§ Data provided

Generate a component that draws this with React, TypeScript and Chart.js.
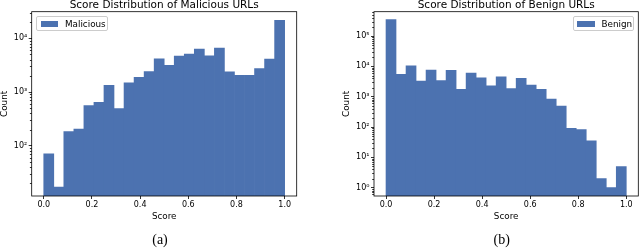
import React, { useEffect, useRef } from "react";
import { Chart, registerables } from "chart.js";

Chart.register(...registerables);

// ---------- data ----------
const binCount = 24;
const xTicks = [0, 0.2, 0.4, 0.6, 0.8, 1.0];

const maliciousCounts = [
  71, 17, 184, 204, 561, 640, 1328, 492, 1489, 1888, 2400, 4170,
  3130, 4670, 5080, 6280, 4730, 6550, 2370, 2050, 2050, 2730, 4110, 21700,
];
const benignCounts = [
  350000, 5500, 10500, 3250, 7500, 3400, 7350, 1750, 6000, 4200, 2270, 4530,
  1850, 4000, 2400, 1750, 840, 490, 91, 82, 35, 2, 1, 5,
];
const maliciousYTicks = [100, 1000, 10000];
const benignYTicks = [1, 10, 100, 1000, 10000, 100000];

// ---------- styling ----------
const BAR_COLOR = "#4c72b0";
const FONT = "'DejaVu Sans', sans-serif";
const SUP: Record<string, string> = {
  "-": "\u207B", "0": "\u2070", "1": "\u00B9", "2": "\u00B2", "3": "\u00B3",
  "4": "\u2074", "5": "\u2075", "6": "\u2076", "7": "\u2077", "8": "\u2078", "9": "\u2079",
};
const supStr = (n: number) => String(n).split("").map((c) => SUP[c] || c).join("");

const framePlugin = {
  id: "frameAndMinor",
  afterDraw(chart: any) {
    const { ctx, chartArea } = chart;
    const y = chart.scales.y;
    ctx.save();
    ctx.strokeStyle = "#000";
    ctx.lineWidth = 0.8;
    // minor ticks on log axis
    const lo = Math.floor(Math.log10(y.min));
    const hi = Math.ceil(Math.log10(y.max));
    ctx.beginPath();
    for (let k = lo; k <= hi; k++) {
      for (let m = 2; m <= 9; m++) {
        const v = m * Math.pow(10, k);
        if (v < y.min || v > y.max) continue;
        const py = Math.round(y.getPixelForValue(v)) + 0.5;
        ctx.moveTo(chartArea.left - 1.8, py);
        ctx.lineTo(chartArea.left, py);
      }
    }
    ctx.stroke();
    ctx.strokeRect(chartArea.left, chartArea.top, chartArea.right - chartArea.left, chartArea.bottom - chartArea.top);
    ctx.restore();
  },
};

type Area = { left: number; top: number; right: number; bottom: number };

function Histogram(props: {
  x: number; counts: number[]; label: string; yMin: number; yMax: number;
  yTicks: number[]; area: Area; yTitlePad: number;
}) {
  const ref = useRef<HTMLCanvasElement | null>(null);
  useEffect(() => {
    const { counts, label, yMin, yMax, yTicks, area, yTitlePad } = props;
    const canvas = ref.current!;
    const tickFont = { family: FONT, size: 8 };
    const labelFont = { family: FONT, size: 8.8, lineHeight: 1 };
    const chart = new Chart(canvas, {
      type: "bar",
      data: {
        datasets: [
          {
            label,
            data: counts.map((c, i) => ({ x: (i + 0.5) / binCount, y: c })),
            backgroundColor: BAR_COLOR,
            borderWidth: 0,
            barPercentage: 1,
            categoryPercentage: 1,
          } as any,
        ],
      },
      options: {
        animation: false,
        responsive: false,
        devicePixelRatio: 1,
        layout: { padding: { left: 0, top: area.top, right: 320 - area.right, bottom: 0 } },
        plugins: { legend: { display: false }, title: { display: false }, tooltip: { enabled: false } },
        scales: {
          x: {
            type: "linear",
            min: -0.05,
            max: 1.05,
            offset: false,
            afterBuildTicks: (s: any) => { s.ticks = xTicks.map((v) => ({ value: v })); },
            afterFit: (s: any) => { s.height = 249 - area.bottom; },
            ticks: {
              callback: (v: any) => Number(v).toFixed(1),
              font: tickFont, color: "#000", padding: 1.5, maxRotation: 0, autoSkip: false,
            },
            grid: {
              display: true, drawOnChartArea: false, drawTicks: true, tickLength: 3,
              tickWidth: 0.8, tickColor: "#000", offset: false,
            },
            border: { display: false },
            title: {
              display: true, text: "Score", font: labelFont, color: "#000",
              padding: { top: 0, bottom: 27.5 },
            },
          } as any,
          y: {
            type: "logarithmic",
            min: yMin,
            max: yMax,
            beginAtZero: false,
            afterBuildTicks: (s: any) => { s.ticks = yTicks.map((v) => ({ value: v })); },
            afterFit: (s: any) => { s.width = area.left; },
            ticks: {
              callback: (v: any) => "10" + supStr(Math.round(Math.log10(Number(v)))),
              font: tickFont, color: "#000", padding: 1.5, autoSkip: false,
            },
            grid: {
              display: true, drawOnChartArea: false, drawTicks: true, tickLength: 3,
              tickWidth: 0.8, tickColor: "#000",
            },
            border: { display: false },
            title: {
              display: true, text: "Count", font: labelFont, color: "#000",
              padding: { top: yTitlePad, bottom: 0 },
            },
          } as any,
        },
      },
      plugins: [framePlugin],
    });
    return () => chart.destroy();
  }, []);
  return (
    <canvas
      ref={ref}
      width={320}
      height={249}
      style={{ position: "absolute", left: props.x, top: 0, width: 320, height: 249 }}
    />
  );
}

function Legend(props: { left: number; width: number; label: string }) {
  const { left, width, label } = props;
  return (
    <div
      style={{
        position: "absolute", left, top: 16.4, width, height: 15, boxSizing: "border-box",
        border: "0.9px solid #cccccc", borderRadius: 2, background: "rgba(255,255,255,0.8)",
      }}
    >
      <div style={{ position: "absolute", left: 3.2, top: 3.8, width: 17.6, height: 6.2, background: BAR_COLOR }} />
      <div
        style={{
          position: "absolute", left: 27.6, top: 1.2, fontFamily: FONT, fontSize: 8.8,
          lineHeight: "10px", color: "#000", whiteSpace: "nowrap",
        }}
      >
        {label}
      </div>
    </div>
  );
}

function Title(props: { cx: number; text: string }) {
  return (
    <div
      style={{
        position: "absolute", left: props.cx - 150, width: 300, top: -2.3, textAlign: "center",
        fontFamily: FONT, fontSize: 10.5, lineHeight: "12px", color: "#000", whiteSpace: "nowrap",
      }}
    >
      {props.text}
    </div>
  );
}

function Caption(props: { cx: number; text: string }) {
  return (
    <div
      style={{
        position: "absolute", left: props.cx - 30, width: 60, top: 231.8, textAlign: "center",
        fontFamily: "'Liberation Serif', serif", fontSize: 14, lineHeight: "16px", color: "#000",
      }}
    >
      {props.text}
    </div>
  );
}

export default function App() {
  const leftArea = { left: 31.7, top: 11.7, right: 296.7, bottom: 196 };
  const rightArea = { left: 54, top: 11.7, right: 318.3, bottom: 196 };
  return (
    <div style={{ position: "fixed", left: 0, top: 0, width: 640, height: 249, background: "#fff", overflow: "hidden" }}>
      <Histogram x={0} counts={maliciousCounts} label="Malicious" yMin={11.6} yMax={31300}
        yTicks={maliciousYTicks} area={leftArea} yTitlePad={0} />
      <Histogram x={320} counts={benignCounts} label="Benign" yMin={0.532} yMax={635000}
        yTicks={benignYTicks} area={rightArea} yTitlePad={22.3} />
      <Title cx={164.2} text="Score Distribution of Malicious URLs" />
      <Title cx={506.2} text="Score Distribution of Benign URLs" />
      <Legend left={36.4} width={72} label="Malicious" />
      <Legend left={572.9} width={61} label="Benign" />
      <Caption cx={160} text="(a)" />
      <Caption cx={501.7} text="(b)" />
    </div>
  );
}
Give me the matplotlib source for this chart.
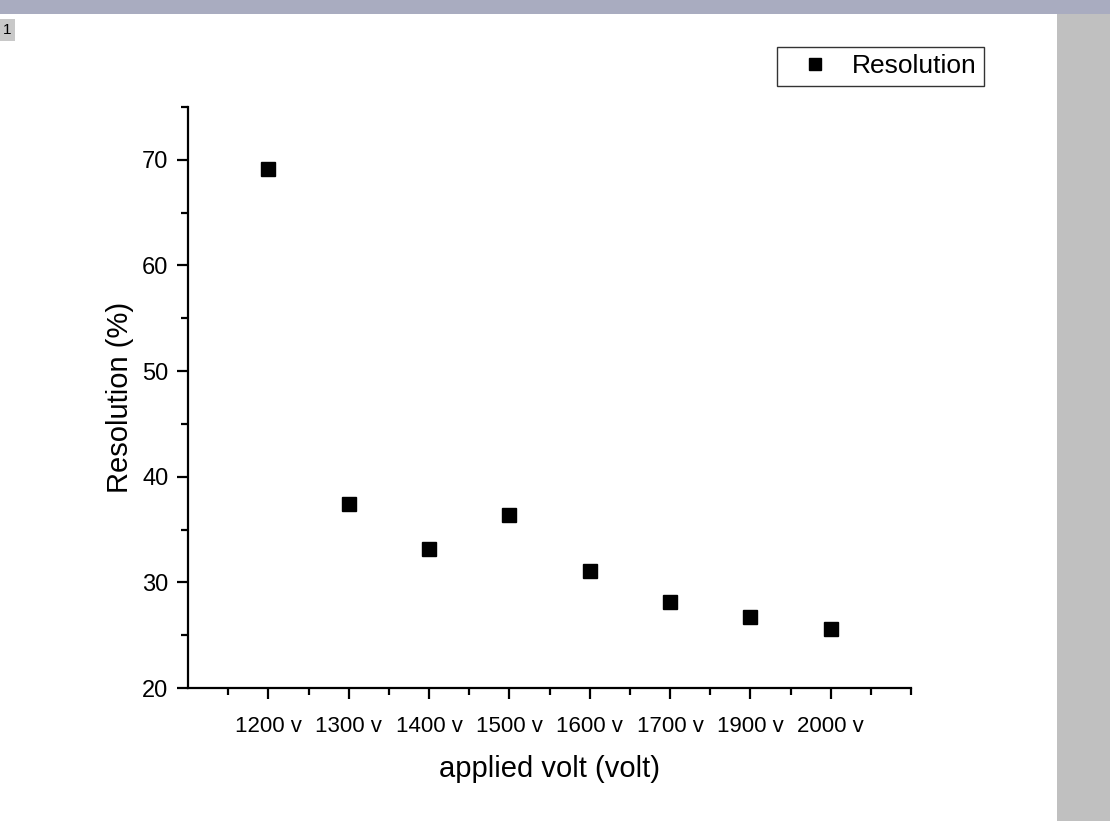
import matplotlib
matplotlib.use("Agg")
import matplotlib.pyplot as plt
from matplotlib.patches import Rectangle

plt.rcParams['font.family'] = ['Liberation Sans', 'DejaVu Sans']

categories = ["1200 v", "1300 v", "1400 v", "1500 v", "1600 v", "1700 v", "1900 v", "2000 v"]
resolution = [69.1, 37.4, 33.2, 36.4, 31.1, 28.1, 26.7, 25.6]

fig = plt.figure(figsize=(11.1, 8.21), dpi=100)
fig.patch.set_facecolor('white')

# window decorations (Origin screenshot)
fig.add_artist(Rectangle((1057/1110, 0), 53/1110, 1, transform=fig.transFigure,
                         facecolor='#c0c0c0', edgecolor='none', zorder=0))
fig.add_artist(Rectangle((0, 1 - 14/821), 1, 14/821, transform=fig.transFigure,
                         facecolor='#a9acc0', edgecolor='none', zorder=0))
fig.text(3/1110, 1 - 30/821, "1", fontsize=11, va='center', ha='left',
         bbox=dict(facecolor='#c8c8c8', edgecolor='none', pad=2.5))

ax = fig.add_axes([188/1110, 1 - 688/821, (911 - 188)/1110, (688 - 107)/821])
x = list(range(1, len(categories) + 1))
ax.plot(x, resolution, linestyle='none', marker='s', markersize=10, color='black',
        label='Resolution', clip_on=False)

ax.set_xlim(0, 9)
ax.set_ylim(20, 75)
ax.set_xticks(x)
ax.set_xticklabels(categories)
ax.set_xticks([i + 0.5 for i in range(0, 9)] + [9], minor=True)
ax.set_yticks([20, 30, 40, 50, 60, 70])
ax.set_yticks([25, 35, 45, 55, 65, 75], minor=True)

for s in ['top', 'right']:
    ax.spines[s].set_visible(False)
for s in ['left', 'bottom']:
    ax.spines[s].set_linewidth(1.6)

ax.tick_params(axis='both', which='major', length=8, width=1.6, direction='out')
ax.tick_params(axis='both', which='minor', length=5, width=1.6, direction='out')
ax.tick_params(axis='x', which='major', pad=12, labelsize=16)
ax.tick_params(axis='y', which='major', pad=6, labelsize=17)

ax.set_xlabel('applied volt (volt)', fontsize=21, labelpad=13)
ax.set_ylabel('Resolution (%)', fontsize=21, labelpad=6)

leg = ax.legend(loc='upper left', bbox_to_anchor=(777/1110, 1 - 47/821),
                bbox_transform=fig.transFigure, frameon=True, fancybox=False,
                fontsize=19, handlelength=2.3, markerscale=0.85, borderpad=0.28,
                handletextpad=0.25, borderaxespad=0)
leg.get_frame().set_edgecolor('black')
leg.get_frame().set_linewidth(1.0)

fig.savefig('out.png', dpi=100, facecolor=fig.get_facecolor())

§ What is expected
With all pictures left out, please transcribe exactly the lines from the start of the material through the line with "const xTicks = [0, 0.2, 0.4, 0.6, 0.8, 1.0];".

§ Solution to this task
Generate a component that draws this with React, TypeScript and Chart.js.
import React, { useEffect, useRef } from "react";
import { Chart, registerables } from "chart.js";

Chart.register(...registerables);

// ---------- data ----------
const binCount = 24;
const xTicks = [0, 0.2, 0.4, 0.6, 0.8, 1.0];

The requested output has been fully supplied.